Remington Chase a/k/a William Westwood a/k/a William Elliott
SEC Charges Motion Picture Financier with Fraud
Litigation Release No. 24895 / September 14, 2020
Securities and Exchange Commission v. Remington Chase a/k/a William Westwood a/k/a William Elliott, Case No. 2:20-cv-08343 (C.D. Cal. filed September 11, 2020)
The Securities and Exchange Commission today announced settled charges against Remington Chase for fraudulently misappropriating millions of dollars from investors.
The SEC's complaint alleges that Chase, through his company Knightsbridge Entertainment, Inc., sold over $62 million in high-yield, short-term promissory notes to approximately 100 investors. According to the complaint, Chase, then a California resident, told investors that their funds would be allocated to provide short-term, post-production financing to motion picture companies. However, as alleged in the complaint, Chase used the majority of the funds for purposes unrelated to movie financing. Chase is alleged to have spent almost $9 million on personal expenses, including making donations to a university and purchasing several Tesla automobiles.

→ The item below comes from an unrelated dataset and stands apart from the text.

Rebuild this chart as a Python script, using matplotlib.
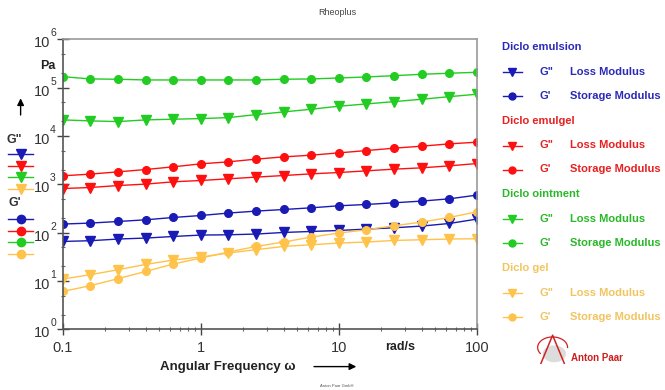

The SEC's complaint, filed in federal court in California, charges Chase with violating the antifraud provisions of Section 10(b) of the Securities Exchange Act of 1934 and Rules 10b-5(a) and (c) thereunder and Sections 17(a)(1) and (3) of the Securities Act of 1933 and the registration provisions of Section 5 of the Securities Act. Without admitting or denying the SEC's allegations, Chase has consented to a permanent injunction barring him from violating the charged provisions. Chase also agreed to pay $8,906,000 in disgorgement plus $1,022,010 in prejudgment interest and a civil penalty of $192,768. The settlement is subject to court approval.
The SEC's investigation was conducted by Peter Del Greco and supervised by Marc Blau of the Los Angeles Regional Office.